Fans are now enhancing their TV-watching with a second screen (and sometimes more) to get the highlights, interact with other fans, watch replays and actively participate during a broadcast. And, with the added distraction of multiple screens, advertisers are more challenged than ever to create a memorable experience across channels.
Smartphones are the first choice for a second screen
It’s no surprise that smartphones are the top choice for second screen multitaskers. In 2016, 68 percent of U.S.-internet users browsed the web or used apps on their phone while watching TV. That percentage is estimated to be 79 percent by this year. And if you count desktops, laptops and tablets as well, over 91 percent of internet users are expected to use a second screen while watching TV this year.
For sports programming, second screens complement
Advertisers naturally worry about the effects this distracted multitasking has on their campaigns, since there are more and more opportunities for competitors to steal consumers’ attention. What’s interesting to note about sports viewers in particular, though, is that the second screen actually enhances engagement for sports programming.
Academic research from the University of Texas confirms that a second screen actually complements the first (TV) and the two can coexist, rather than compete for attention during the viewing experience. “The rise of second screens does not pose a threat to first screen media – in fact, it’s an opportunity to pioneer complementary content and campaigns.” And regardless of the sport, the focus for advertisers should be on user experience – including proper syncing with the live event and making devices and apps simple to use.
Twitter as an example
Twitter is a great example of a second screen complementing the TV sports viewing experience, mainly due to its real-time relevancy. During live entertainment and sporting events across the globe, Twitter averages a 4.1 percent increase in unique visitors, while other social media platforms don’t fluctuate.

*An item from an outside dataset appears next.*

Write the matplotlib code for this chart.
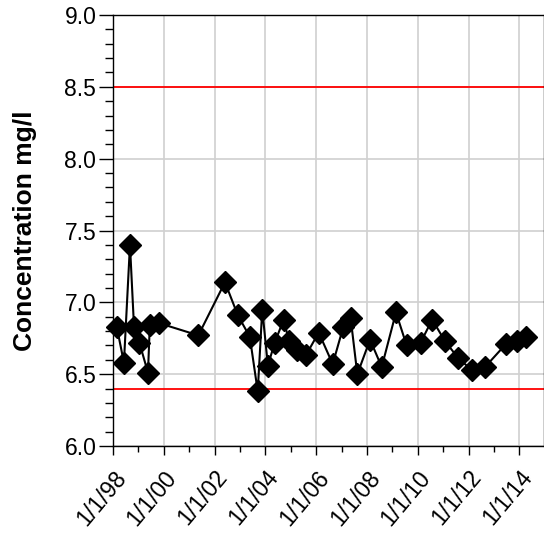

A 2017 study also revealed higher engagement and memorability for TV sports when Twitter is used as a complement to the TV broadcast. Because of this, Twitter ads have a greater impact on users paying attention to both screens compared to those only watching on TV. Additionally, the study found that TV ads are more effective with the TV + Twitter audience, allowing advertisers a broader reach and added value to their TV-only campaigns.

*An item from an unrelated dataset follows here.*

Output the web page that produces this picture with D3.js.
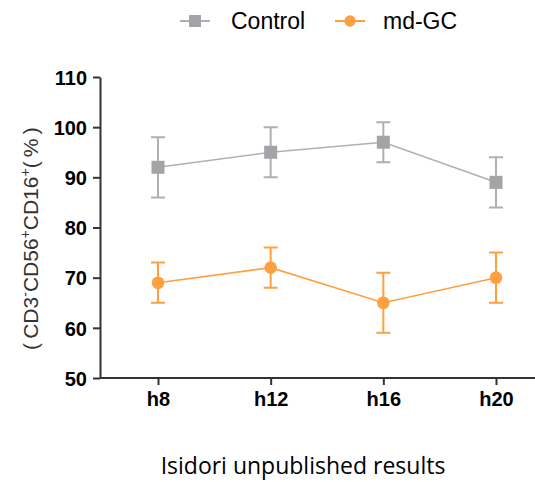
<!DOCTYPE html>
<html>
<head>
<meta charset="utf-8">
<script src="https://cdn.jsdelivr.net/npm/d3@7"></script>
<style>
  body { margin: 0; background: #fff; }
  svg { display: block; }
</style>
</head>
<body>
<div id="chart"></div>
<script>
// chart values
const timepoints = ["h8", "h12", "h16", "h20"];
const controlMean = [92, 95, 97, 89];
const controlLow = [86, 90, 93, 84];
const controlHigh = [98, 100, 101, 94];
const mdgcMean = [69, 72, 65, 70];
const mdgcLow = [65, 68, 59, 65];
const mdgcHigh = [73, 76, 71, 75];
const yTicks = [50, 60, 70, 80, 90, 100, 110];

const W = 535, H = 482;
const margin = {top: 77, right: 0, bottom: 104, left: 100};
const grey = "#a3a3a8", greyLine = "#b0b0b0";
const orange = "#ffa040";

const svg = d3.select("#chart").append("svg")
    .attr("width", W)
    .attr("height", H);

const y = d3.scaleLinear()
    .domain([50, 110])
    .range([H - margin.bottom, margin.top]);
const x = d3.scalePoint()
    .domain(timepoints)
    .range([158, 496]);

// axes
const yAxis = svg.append("g")
    .attr("transform", `translate(${margin.left},0)`)
    .call(d3.axisLeft(y).tickValues(yTicks).tickSize(7).tickSizeOuter(0));
const xAxis = svg.append("g")
    .attr("transform", `translate(0,${y(50)})`)
    .call(d3.axisBottom(x).tickSize(7).tickSizeOuter(0));
xAxis.select(".domain").attr("d", `M${margin.left},0H${W}`);

[yAxis, xAxis].forEach(g => {
    g.selectAll(".domain, line").attr("stroke", "#333").attr("stroke-width", 2);
    g.selectAll("text")
        .attr("fill", "#000")
        .style("font-family", "Arial, 'Liberation Sans', sans-serif")
        .style("font-weight", "bold")
        .style("font-size", "20px");
});
yAxis.selectAll("text").attr("x", -13).attr("dy", "0.36em");
xAxis.selectAll("text").attr("y", 14);

// y axis title with super-scripts
const yTitle = svg.append("text")
    .attr("transform", `translate(38,350) rotate(-90)`)
    .attr("text-anchor", "start")
    .attr("fill", "#333")
    .style("font-family", "Arial, 'Liberation Sans', sans-serif")
    .style("font-size", "21px");
yTitle.append("tspan").text("(\u2009CD3");
yTitle.append("tspan").attr("baseline-shift", "super").style("font-size", "14px").text("-");
yTitle.append("tspan").text("CD56");
yTitle.append("tspan").attr("baseline-shift", "super").style("font-size", "14px").text("+");
yTitle.append("tspan").text("CD16");
yTitle.append("tspan").attr("baseline-shift", "super").style("font-size", "14px").text("+");
yTitle.append("tspan").text("(\u2009%\u2009)");

function drawSeries(mean, low, high, lineColor, color, shape) {
    const g = svg.append("g");
    const cap = 7;
    timepoints.forEach((t, i) => {
        g.append("path")
            .attr("d", `M${x(t) - cap},${y(high[i])}H${x(t) + cap}M${x(t)},${y(high[i])}V${y(low[i])}M${x(t) - cap},${y(low[i])}H${x(t) + cap}`)
            .attr("stroke", lineColor)
            .attr("stroke-width", 2)
            .attr("fill", "none");
    });
    g.append("path")
        .datum(mean)
        .attr("d", d3.line().x((d, i) => x(timepoints[i])).y(d => y(d)))
        .attr("stroke", lineColor)
        .attr("stroke-width", 1.6)
        .attr("fill", "none");
    g.selectAll(".pt")
        .data(mean)
        .join("path")
        .attr("transform", (d, i) => `translate(${x(timepoints[i])},${y(d)})`)
        .attr("d", d3.symbol().type(shape).size(shape === d3.symbolSquare ? 169 : 125))
        .attr("fill", color);
}

drawSeries(controlMean, controlLow, controlHigh, greyLine, grey, d3.symbolSquare);
drawSeries(mdgcMean, mdgcLow, mdgcHigh, orange, orange, d3.symbolCircle);

// legend
const legend = [
    {name: "Control", line: greyLine, color: grey, shape: d3.symbolSquare, x: 180, tx: 231},
    {name: "md-GC", line: orange, color: orange, shape: d3.symbolCircle, x: 335, tx: 383}
];
legend.forEach(l => {
    svg.append("line")
        .attr("x1", l.x).attr("x2", l.x + 30)
        .attr("y1", 21).attr("y2", 21)
        .attr("stroke", l.line).attr("stroke-width", 2);
    svg.append("path")
        .attr("transform", `translate(${l.x + 15},21)`)
        .attr("d", d3.symbol().type(l.shape).size(l.shape === d3.symbolSquare ? 144 : 100))
        .attr("fill", l.color);
    svg.append("text")
        .attr("x", l.tx).attr("y", 29)
        .attr("fill", "#000")
        .style("font-family", "Arial, 'Liberation Sans', sans-serif")
        .style("font-size", "23px")
        .text(l.name);
});

// footer note
svg.append("text")
    .attr("x", 303).attr("y", 474)
    .attr("text-anchor", "middle")
    .attr("fill", "#000")
    .style("font-family", "'Open Sans', 'Noto Sans', sans-serif")
    .style("font-size", "23px")
    .text("Isidori unpublished results");
</script>
</body>
</html>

Another way Twitter is enhancing sports fans’ experience is through custom content. ESPN has announced new shows and programming initiatives exclusive to Twitter, and content deals with the NFL, NBA, Formula 1, MLB and MLS have also been reported.
Second screens are primarily social
When asked what they do on their second screen while watching TV, the majority (63 percent) of sports fans report using social networks, which presents a huge opportunity for brands to reach fans. Rather than just placing the same ads across all channels, though, it’s important for advertisers to adapt their message and become part of the conversation with meaningful content that adds value for the user and provides a unique experience.
As a MediaPost article puts it, “unlike TV ads, where awareness is the name of the game, second-screen promotions represent a prime opportunity to drive engagement and action. Your brand needs to be prepared to be a part of the moment, not detract from it.”
Endless opportunity for advertisers
Becoming part of the social conversation with sports fans can be easier said than done, but there’s no doubt that marketers will continue to innovate and create new activations between TV and social. Whether it’s creating a custom channel offering exclusive footage within a platform, posting topical news/jokes/memes/etc. or executing fan sweepstakes, the opportunities are endless. One thing’s certain though; this innovation will continue to deepen fans’ relationship with sports, as well as challenge advertisers to find new ways to be included in that bond.